Tutoring uniquely supports full mathematical proficiency
Procedures or concepts? For decades, this fundamental question of the nature of school mathematics has been at the heart of efforts to improve American math education.
The Common Core cited both NCTM’s standards and NRC’s Adding it Up, in the introduction to the Standards for Mathematical Practice. These practice standards work in tandem with the content standards to define what a well rounded math student needs to know and be able to do.

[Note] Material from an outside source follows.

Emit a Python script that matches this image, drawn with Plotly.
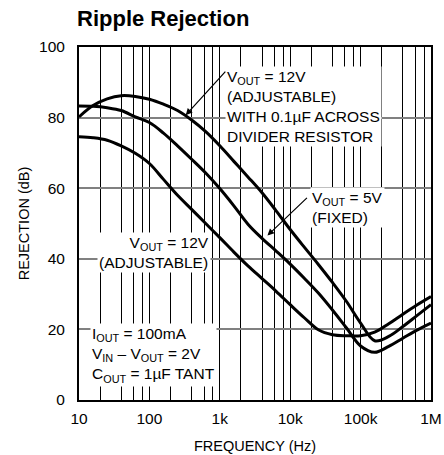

Although the Common Core set out to bring coherence, to strike the right balance between procedures and concepts, there are some big obstacles that remain. Standardized testing looms large here, since these assessments are much better at testing procedures than the other strands of proficiency. Culturally, we still tend to equate speed with math skill, which overemphasizes fluency from an early age and often starts the negative cycle. And with so many students per class, it is almost impossible for teachers to interweave the strands perfectly for every student.
As a tutor, I have the luxury of avoiding those structural obstacles.
I can continuously bring conceptual understanding into our fluency work in creative ways. I can ask students to reflect or explain at any moment, leveraging metacognition to connect to established concepts. As students work through longer problems, I can “catch” their fluency weaknesses and do some targeted work right there on the spot to fill gaps. And without a classfull of peers, there is no competition getting in the way of our focus. We can celebrate successes without any comparisons creeping in.
This is why I wish every student could have a math tutor. Sure, tutoring is demonstrably powerful. But it is particularly perfect for building fluency while avoiding the house of card pitfall of weak conceptual understanding.